World of Warcraft was built to be easily accessible for the casual player and the players who don't have six hours at a time to slog through the time-sink parts of online games. To that end, the first 50+ character levels and the quests/environment around them are exceedingly friendly to the player looking to kill an hour, to "play through a few quests", and such. But what happens at the "Endgame", when the character levels reach the high-point, the maximum level? The game suddenly becomes very unfriendly to those very players, as it becomes the same RAID/enforced-grouping game as WoW's predecessors (or, specifically, like EQ1, since other games have avoided the RAID=endgame trap). So we have a game that encourages so-called "casual" or solo play... right up to the endgame, when suddenly it is very UNFRIENDLY to those very same people. By its own construction, the game offers nothing to the very players who it targetted and sculpted the first 50+ levels for. Hence the huge numbers of people who play the game and leave at the same point for the same reason: the game gets excessively boring, and offers nothing to the very player-type it encourages for the first 90% of the game.

It gets boring not only for the split-personality design, but also because of the reasons mentioned in Part 1: the failure of Blizzard to support the game with regular content and game-changing updates, so as to keep the gameworld fresh and dyamic; the failure of Blizzard to release additional expansions in its first year, made worse by the fact that, so far at least, the only official word about expansions is that they're working on one and that it won't be out until "sometime in late 2006 or 2007".

It's ironic that the game company that was so brilliant in creating the gameworld for WoW (and building it in the Warcraft strategy games) and equally brilliant in creating Diablo2, a phenomenal-selling multiplayer game (with very little RPG in it)... is doing so poorly from a creative and supportive side with their game. Yes, they've got truckloads of money from their subscription base. Never said they didn't. My point is, by the standards I've listed here and in part 1, the game is a failure. That doesn't mean that they can't turn that around, but they've done nothing to indicate that they plan to do anything to "right these wrongs", so to speak.
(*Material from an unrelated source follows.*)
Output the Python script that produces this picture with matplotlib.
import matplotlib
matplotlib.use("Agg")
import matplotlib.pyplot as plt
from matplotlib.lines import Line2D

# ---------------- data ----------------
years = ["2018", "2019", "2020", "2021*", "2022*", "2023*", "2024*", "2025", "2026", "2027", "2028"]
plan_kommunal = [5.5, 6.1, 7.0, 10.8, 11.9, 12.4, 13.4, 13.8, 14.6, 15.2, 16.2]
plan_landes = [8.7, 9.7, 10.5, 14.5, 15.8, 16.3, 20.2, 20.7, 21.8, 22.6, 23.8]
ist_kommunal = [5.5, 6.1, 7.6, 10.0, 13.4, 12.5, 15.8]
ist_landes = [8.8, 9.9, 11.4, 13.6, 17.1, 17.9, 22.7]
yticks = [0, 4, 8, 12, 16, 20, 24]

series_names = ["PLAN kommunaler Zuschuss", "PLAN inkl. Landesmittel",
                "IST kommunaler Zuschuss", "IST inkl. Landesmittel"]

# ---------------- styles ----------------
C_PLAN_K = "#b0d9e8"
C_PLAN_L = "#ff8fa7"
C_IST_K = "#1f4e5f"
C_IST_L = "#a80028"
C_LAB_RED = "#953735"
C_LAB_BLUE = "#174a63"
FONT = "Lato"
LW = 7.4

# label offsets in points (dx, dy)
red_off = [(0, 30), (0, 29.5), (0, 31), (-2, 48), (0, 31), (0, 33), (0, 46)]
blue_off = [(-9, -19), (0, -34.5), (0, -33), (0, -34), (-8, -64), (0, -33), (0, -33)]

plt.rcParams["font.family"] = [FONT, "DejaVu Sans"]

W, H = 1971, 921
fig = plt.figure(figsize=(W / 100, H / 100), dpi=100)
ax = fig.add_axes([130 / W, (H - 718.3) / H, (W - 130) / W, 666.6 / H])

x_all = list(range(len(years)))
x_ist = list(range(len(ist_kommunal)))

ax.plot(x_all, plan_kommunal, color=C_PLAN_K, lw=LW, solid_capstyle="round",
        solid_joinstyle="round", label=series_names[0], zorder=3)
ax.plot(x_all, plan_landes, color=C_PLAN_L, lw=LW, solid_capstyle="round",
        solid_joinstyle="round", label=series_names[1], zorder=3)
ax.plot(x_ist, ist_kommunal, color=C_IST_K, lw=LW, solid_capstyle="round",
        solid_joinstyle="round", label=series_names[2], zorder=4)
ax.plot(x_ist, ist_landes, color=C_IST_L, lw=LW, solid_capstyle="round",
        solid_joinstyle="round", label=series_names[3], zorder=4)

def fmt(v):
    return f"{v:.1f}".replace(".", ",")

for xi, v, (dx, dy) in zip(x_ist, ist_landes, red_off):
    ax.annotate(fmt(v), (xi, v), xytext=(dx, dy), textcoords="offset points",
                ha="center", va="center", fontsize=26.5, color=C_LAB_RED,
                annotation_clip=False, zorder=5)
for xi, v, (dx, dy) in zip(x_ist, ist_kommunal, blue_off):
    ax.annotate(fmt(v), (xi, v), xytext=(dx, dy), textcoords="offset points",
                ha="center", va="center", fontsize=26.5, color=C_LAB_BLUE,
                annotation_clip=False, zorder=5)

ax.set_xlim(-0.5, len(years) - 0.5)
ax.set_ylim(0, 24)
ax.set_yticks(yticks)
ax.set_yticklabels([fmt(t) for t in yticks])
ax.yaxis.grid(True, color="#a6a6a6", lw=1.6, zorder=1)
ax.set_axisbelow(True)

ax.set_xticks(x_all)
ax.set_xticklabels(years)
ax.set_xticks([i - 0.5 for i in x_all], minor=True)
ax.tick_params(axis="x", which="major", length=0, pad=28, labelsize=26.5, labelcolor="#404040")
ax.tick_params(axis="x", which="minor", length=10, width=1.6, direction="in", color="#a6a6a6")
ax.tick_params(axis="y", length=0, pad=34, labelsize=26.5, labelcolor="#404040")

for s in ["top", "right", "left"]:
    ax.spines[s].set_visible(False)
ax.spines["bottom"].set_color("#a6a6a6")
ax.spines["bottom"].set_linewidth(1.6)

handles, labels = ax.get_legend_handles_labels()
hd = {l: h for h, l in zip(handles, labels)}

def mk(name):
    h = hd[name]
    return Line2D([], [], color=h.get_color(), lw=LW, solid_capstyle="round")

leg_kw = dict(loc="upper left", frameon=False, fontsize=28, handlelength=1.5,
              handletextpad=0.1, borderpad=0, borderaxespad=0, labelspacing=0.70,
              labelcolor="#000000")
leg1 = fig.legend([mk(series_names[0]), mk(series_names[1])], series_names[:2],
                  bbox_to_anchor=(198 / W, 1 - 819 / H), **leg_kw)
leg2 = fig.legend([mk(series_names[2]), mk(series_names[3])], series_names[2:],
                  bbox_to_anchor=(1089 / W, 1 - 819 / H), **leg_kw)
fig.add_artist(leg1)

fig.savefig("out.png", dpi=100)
To repeat the criteria: an immersive world where game mechanics do not intrude into the game world artificially, and where the environment encourages the players to explore, investigate, and work through mysteries and plotlines FOR THEMSELVES, without just handing all the clues to the players and requiring no real effort to "figure it out" for themselves. Creating dynamic content -- content that lets players actually impact and affect the game-world, as in Horizon's excellent crafting side (built entire structures, like bridges and housing, and demolish said structures and use these capacities WITHIN the questing/plotline content); or in Asheron's Call 1, where the live events in the past have, through player actions, changed the terrain, burned down villages, etc. Creating constant dynamic content -- the two keys being "constant" and "dynamic", so that the world is constantly changing (and therefore believable) and stays challenging... and isn't, therefore, always the same world, same quests, same everything, each and every time a player plays the game.
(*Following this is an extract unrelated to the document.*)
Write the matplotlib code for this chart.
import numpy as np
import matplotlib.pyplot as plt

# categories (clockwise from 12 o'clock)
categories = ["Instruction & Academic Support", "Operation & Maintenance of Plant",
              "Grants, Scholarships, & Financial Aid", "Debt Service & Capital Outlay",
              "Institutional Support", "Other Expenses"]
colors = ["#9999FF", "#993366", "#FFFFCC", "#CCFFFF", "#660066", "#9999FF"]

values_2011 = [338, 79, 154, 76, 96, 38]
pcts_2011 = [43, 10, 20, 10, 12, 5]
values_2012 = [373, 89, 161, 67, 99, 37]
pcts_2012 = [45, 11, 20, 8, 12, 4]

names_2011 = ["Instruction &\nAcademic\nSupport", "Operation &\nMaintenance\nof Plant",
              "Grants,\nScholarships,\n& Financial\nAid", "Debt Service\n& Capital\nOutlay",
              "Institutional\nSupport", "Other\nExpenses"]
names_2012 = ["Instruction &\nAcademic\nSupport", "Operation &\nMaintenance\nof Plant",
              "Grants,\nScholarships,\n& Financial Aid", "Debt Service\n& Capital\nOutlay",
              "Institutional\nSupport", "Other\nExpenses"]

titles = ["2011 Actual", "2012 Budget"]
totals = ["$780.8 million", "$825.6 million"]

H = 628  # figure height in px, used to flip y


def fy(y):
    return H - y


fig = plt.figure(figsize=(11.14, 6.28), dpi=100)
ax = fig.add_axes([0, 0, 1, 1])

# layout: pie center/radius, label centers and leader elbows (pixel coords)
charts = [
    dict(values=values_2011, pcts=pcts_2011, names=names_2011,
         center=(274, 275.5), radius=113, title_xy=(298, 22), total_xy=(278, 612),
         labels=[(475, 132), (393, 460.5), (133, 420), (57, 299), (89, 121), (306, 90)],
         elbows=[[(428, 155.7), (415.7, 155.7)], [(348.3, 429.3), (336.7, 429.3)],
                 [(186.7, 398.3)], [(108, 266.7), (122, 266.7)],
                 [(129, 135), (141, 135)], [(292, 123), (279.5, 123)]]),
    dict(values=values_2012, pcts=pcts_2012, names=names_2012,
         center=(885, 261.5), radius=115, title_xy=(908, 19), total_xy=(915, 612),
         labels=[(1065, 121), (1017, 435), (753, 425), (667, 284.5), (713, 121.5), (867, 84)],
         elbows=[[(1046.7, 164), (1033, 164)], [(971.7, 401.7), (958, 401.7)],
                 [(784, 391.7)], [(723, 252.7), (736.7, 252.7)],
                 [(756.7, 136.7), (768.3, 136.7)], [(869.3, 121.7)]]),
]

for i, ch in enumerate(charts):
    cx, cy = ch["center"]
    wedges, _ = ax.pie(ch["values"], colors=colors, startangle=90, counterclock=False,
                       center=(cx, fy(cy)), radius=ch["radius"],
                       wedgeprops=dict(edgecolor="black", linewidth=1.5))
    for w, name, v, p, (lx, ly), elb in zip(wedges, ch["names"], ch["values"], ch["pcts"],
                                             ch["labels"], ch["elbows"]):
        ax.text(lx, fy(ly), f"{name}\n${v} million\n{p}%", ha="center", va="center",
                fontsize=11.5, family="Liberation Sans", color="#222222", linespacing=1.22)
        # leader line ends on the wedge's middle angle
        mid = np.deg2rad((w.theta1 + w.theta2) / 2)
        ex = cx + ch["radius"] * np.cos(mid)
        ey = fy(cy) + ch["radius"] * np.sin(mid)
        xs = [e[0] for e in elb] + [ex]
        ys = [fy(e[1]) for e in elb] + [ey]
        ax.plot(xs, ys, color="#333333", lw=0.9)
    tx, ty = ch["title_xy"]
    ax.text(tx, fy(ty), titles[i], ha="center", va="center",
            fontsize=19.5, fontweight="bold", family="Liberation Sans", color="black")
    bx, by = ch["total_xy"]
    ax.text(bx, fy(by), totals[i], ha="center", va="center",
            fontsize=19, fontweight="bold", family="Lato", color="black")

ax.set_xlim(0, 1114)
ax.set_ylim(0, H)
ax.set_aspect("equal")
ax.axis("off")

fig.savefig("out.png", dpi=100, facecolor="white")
I've re-upped my subscription for one month at a time, twice, since leaving the game -- once in May, once in August. The game never changes -- play through as a new character, it's the same experience, same static quests, same static content over and over again. Play as my higher-level characters from the original few months -- and it's the same "run this instance" over and over again, RAID, yawn... There won't be another return to the game. Ten months of release, and the quests are the exact same, the NPCs are exactly the same, buildings and such are the same (and many unfinished or still "clones" of one another), quests are the same, repeat, repeat, repeat...
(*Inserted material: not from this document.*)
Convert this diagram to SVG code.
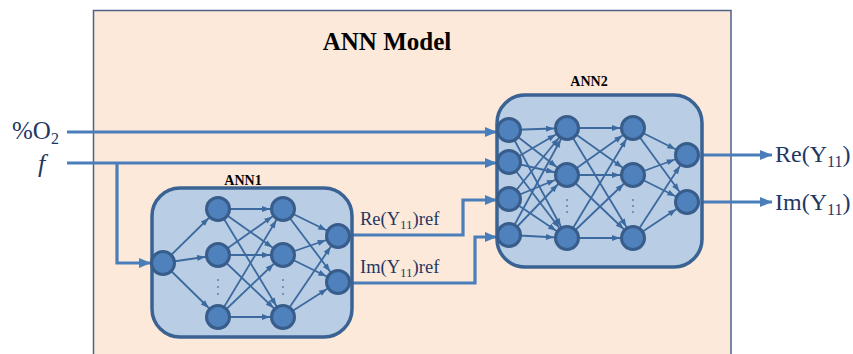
<svg xmlns="http://www.w3.org/2000/svg" width="853" height="354" viewBox="0 0 853 354">
  <style>
    .frame { fill: #fde9d9; stroke: #4d6189; stroke-width: 1.5; }
    .net { fill: #b9cde5; stroke: #3a6394; stroke-width: 3.5; }
    .neuron { fill: #4f81bd; stroke: #385d8a; stroke-width: 3; }
    .syn { stroke: #3c6a9e; stroke-width: 1.8; fill: none; marker-end: url(#tip); }
    .wire { stroke: #4a7ebb; stroke-width: 3.2; fill: none; }
    .dot { fill: #5b7fae; }
    .title { font-family: "Liberation Serif", "Times New Roman", serif; font-weight: bold; fill: #000; }
    .lbl { font-family: "Liberation Serif", "Times New Roman", serif; fill: #1f3864; }
  </style>
  <defs>
    <!-- small head that stops at the rim of the target neuron (r = 13) -->
    <marker id="tip" markerUnits="userSpaceOnUse" markerWidth="8" markerHeight="6" refX="21" refY="3" orient="auto" overflow="visible">
      <path d="M0,0 L8,3 L0,6 z" fill="#3c6a9e"/>
    </marker>
    <marker id="head" markerUnits="userSpaceOnUse" markerWidth="12" markerHeight="10" refX="12" refY="5" orient="auto">
      <path d="M0,0 L12,5 L0,10 z" fill="#4a7ebb"/>
    </marker>
  </defs>

  <!-- outer container -->
  <g id="ann-model">
    <rect class="frame" x="93.5" y="10.5" width="637.5" height="360"/>
    <text class="title" x="387" y="50" font-size="25" text-anchor="middle">ANN Model</text>
  </g>

  <!-- external and inter-network connectors -->
  <g id="connectors">
    <path class="wire" d="M67,132 H497" marker-end="url(#head)"/>
    <path class="wire" d="M67,163 H497" marker-end="url(#head)"/>
    <path class="wire" d="M117,163 V263 H151" marker-end="url(#head)"/>
    <path class="wire" d="M350,235 H463 V200 H497" marker-end="url(#head)"/>
    <path class="wire" d="M350,283 H475 V237 H497" marker-end="url(#head)"/>
    <path class="wire" d="M699,155 H772" marker-end="url(#head)"/>
    <path class="wire" d="M699,202 H772" marker-end="url(#head)"/>
  </g>

  <!-- first network -->
  <g id="ann1">
    <text class="title" x="243" y="185" font-size="14" text-anchor="middle">ANN1</text>
    <rect class="net" x="152" y="188" width="200" height="149" rx="28" ry="28"/>
    <g>
      <line class="syn" x1="163" y1="263" x2="218" y2="209"/>
      <line class="syn" x1="163" y1="263" x2="218" y2="255"/>
      <line class="syn" x1="163" y1="263" x2="218" y2="317"/>
      <line class="syn" x1="218" y1="209" x2="283" y2="209"/>
      <line class="syn" x1="218" y1="209" x2="283" y2="255"/>
      <line class="syn" x1="218" y1="209" x2="283" y2="317"/>
      <line class="syn" x1="218" y1="255" x2="283" y2="209"/>
      <line class="syn" x1="218" y1="255" x2="283" y2="255"/>
      <line class="syn" x1="218" y1="255" x2="283" y2="317"/>
      <line class="syn" x1="218" y1="317" x2="283" y2="209"/>
      <line class="syn" x1="218" y1="317" x2="283" y2="255"/>
      <line class="syn" x1="218" y1="317" x2="283" y2="317"/>
      <line class="syn" x1="283" y1="209" x2="338" y2="236"/>
      <line class="syn" x1="283" y1="209" x2="338" y2="282"/>
      <line class="syn" x1="283" y1="255" x2="338" y2="236"/>
      <line class="syn" x1="283" y1="255" x2="338" y2="282"/>
      <line class="syn" x1="283" y1="317" x2="338" y2="236"/>
      <line class="syn" x1="283" y1="317" x2="338" y2="282"/>
    </g>
    <circle class="neuron" cx="163" cy="263" r="11.5"/>
    <circle class="neuron" cx="218" cy="209" r="11.5"/>
    <circle class="neuron" cx="218" cy="255" r="11.5"/>
    <circle class="neuron" cx="218" cy="317" r="11.5"/>
    <circle class="neuron" cx="283" cy="209" r="11.5"/>
    <circle class="neuron" cx="283" cy="255" r="11.5"/>
    <circle class="neuron" cx="283" cy="317" r="11.5"/>
    <circle class="neuron" cx="338" cy="236" r="11.5"/>
    <circle class="neuron" cx="338" cy="282" r="11.5"/>
    <circle class="dot" cx="218" cy="280" r="1"/>
    <circle class="dot" cx="218" cy="287" r="1"/>
    <circle class="dot" cx="218" cy="294" r="1"/>
    <circle class="dot" cx="283" cy="280" r="1"/>
    <circle class="dot" cx="283" cy="287" r="1"/>
    <circle class="dot" cx="283" cy="294" r="1"/>
  </g>

  <!-- second network -->
  <g id="ann2">
    <text class="title" x="589" y="86" font-size="14" text-anchor="middle">ANN2</text>
    <rect class="net" x="497" y="95" width="205" height="172" rx="28" ry="28"/>
    <g>
      <line class="syn" x1="509" y1="130" x2="567" y2="128"/>
      <line class="syn" x1="509" y1="130" x2="567" y2="175"/>
      <line class="syn" x1="509" y1="130" x2="567" y2="238"/>
      <line class="syn" x1="509" y1="162" x2="567" y2="128"/>
      <line class="syn" x1="509" y1="162" x2="567" y2="175"/>
      <line class="syn" x1="509" y1="162" x2="567" y2="238"/>
      <line class="syn" x1="509" y1="199" x2="567" y2="128"/>
      <line class="syn" x1="509" y1="199" x2="567" y2="175"/>
      <line class="syn" x1="509" y1="199" x2="567" y2="238"/>
      <line class="syn" x1="509" y1="235" x2="567" y2="128"/>
      <line class="syn" x1="509" y1="235" x2="567" y2="175"/>
      <line class="syn" x1="509" y1="235" x2="567" y2="238"/>
      <line class="syn" x1="567" y1="128" x2="633" y2="128"/>
      <line class="syn" x1="567" y1="128" x2="633" y2="175"/>
      <line class="syn" x1="567" y1="128" x2="633" y2="238"/>
      <line class="syn" x1="567" y1="175" x2="633" y2="128"/>
      <line class="syn" x1="567" y1="175" x2="633" y2="175"/>
      <line class="syn" x1="567" y1="175" x2="633" y2="238"/>
      <line class="syn" x1="567" y1="238" x2="633" y2="128"/>
      <line class="syn" x1="567" y1="238" x2="633" y2="175"/>
      <line class="syn" x1="567" y1="238" x2="633" y2="238"/>
      <line class="syn" x1="633" y1="128" x2="687" y2="155"/>
      <line class="syn" x1="633" y1="128" x2="687" y2="202"/>
      <line class="syn" x1="633" y1="175" x2="687" y2="155"/>
      <line class="syn" x1="633" y1="175" x2="687" y2="202"/>
      <line class="syn" x1="633" y1="238" x2="687" y2="155"/>
      <line class="syn" x1="633" y1="238" x2="687" y2="202"/>
    </g>
    <circle class="neuron" cx="509" cy="130" r="11.5"/>
    <circle class="neuron" cx="509" cy="162" r="11.5"/>
    <circle class="neuron" cx="509" cy="199" r="11.5"/>
    <circle class="neuron" cx="509" cy="235" r="11.5"/>
    <circle class="neuron" cx="567" cy="128" r="11.5"/>
    <circle class="neuron" cx="567" cy="175" r="11.5"/>
    <circle class="neuron" cx="567" cy="238" r="11.5"/>
    <circle class="neuron" cx="633" cy="128" r="11.5"/>
    <circle class="neuron" cx="633" cy="175" r="11.5"/>
    <circle class="neuron" cx="633" cy="238" r="11.5"/>
    <circle class="neuron" cx="687" cy="155" r="11.5"/>
    <circle class="neuron" cx="687" cy="202" r="11.5"/>
    <circle class="dot" cx="567" cy="200" r="1"/>
    <circle class="dot" cx="567" cy="206" r="1"/>
    <circle class="dot" cx="567" cy="212" r="1"/>
    <circle class="dot" cx="633" cy="200" r="1"/>
    <circle class="dot" cx="633" cy="206" r="1"/>
    <circle class="dot" cx="633" cy="212" r="1"/>
  </g>

  <!-- signal labels -->
  <g id="labels">
    <text class="lbl" x="12" y="139" font-size="25">%O<tspan font-size="16" dy="5">2</tspan></text>
    <text class="lbl" x="38" y="172" font-size="26" font-style="italic">f</text>
    <text class="lbl" x="360" y="225" font-size="18.5">Re(Y<tspan font-size="13" dy="4">11</tspan><tspan dy="-4">)ref</tspan></text>
    <text class="lbl" x="360" y="273" font-size="18.5">Im(Y<tspan font-size="13" dy="4">11</tspan><tspan dy="-4">)ref</tspan></text>
    <text class="lbl" x="775" y="162" font-size="24">Re(Y<tspan font-size="16" dy="5">11</tspan><tspan dy="-5">)</tspan></text>
    <text class="lbl" x="775" y="210" font-size="24">Im(Y<tspan font-size="16" dy="5">11</tspan><tspan dy="-5">)</tspan></text>
  </g>
</svg>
I played through EQ1 for literally YEARS and never got as bored as I did with WoW in the space of two months. Kept coming back after I finally let my subscription lapse, and it was still fun, still a great time exploring... because they had kept adding expansions and content all the time. Ditto for Asheron's Call 1 ...

But WoW, WoW is just the most unchanging, static, oversimplified game I've ever played. Like crafting? WoW offers crafting -- just oversimplified, to the "find resources, stand in right place, click combine" variety, with no chance to personalize what you make (which Horizons offered out-0f-the-box, which EQ1 and AC1 offered years ago, etc. etc.). Questing? Hope you like doing the same quests over and over again, regardless of what class you play -- the dialogue is stilted and short, it never changes, and it's only offered when there's a specific purpose to it. There's no dialogue that fills out the gameworld and makes it feel "real" - like talking to a fisherman about the weather, best places to fish, etc. And so forth. No quests that require you to think or figure out something -- it's all "go to this place, kill this, recover this item, come back". Games that came years before WoW were already doing dynamic scripting for quests -- but again, being dynamic wasn't WoW's point. Being as simplified, repetitive, and offering a chance to bash things, including other players, in a quick way was. And to that end, they got all the l33t-speaking, juvenile deliquents in the world to come and play their game.

Roleplayers of the world, rejoice. There are actual RPGs in the MMORPG world, like Asheron's Call, or even Dark Ages of Camelot, for you to play and enjoy -- WoW is simply NOT one of them.